**Problem to solve:**
In the listing below, locate the line that contains "Clone this chart in Bokeh." and the line that contains "y_max = 1400". Restate word for word those two lines and every line between them, and nothing else.

Start of Input material

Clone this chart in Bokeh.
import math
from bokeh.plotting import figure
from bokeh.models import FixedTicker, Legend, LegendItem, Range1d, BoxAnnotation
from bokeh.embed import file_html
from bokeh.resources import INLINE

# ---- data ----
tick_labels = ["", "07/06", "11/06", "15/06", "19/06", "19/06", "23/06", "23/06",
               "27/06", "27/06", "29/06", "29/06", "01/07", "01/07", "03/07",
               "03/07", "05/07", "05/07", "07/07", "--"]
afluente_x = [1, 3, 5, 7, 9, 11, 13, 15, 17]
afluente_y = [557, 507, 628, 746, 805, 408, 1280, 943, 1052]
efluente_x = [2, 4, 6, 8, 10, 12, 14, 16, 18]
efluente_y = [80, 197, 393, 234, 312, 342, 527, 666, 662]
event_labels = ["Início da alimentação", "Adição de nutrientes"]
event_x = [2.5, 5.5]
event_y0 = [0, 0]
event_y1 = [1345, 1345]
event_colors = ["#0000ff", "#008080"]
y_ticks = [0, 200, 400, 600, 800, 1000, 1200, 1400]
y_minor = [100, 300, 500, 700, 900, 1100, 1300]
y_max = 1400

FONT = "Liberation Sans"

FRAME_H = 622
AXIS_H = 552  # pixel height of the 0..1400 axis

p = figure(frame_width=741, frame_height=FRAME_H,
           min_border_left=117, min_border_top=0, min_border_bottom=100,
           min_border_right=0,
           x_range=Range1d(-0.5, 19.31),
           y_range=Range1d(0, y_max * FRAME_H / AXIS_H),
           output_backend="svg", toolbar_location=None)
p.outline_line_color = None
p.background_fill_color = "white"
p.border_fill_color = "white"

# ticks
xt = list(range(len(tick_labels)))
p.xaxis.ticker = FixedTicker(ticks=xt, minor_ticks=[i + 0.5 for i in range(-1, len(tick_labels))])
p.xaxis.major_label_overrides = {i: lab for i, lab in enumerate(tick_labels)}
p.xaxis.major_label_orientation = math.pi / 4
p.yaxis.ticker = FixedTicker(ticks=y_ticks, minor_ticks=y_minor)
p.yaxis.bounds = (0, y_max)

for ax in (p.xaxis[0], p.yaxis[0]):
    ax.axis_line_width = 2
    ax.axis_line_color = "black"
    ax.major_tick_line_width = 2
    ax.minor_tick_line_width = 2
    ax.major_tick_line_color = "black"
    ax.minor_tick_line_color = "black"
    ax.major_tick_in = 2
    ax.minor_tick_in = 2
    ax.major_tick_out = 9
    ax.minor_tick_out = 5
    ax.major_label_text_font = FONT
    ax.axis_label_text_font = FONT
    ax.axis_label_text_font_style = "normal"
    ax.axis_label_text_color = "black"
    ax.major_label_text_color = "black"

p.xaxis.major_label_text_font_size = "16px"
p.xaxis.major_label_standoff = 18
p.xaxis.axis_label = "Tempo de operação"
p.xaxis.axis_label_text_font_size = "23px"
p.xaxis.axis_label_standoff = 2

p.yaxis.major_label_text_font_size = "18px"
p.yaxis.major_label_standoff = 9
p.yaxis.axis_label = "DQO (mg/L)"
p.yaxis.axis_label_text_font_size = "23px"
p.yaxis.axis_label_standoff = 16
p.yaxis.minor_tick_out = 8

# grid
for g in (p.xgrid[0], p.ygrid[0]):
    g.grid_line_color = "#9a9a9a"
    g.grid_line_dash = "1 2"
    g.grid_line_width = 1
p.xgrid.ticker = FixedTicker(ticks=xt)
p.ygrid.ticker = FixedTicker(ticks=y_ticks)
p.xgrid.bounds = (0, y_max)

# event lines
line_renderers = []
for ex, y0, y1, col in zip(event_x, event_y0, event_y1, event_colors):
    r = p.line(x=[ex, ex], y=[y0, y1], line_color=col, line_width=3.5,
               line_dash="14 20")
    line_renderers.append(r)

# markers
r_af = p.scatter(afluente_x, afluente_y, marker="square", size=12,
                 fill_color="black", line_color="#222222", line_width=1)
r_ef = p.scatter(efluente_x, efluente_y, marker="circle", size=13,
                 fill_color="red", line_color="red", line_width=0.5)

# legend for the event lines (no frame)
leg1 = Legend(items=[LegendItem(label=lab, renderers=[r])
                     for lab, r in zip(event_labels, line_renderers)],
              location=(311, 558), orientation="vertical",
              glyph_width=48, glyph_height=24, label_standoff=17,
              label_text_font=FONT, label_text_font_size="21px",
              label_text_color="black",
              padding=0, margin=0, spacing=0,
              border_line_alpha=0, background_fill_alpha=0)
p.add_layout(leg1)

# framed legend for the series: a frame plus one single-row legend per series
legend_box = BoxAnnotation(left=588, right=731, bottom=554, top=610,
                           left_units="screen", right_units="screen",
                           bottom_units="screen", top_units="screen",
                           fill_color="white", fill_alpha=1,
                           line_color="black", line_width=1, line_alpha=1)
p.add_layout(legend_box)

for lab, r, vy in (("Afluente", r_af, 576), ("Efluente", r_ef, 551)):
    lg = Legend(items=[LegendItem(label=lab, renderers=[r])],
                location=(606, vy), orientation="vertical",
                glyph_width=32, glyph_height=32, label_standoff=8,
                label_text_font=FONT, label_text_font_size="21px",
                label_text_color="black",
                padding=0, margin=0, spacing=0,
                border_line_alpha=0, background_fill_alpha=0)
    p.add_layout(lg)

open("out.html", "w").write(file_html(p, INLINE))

End of Input material
Start of Input material

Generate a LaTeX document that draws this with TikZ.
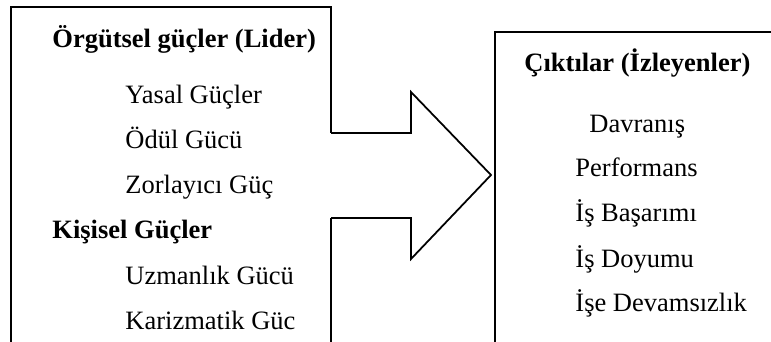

End of Input material

**The reply:**
Clone this chart in Bokeh.
import math
from bokeh.plotting import figure
from bokeh.models import FixedTicker, Legend, LegendItem, Range1d, BoxAnnotation
from bokeh.embed import file_html
from bokeh.resources import INLINE

# ---- data ----
tick_labels = ["", "07/06", "11/06", "15/06", "19/06", "19/06", "23/06", "23/06",
               "27/06", "27/06", "29/06", "29/06", "01/07", "01/07", "03/07",
               "03/07", "05/07", "05/07", "07/07", "--"]
afluente_x = [1, 3, 5, 7, 9, 11, 13, 15, 17]
afluente_y = [557, 507, 628, 746, 805, 408, 1280, 943, 1052]
efluente_x = [2, 4, 6, 8, 10, 12, 14, 16, 18]
efluente_y = [80, 197, 393, 234, 312, 342, 527, 666, 662]
event_labels = ["Início da alimentação", "Adição de nutrientes"]
event_x = [2.5, 5.5]
event_y0 = [0, 0]
event_y1 = [1345, 1345]
event_colors = ["#0000ff", "#008080"]
y_ticks = [0, 200, 400, 600, 800, 1000, 1200, 1400]
y_minor = [100, 300, 500, 700, 900, 1100, 1300]
y_max = 1400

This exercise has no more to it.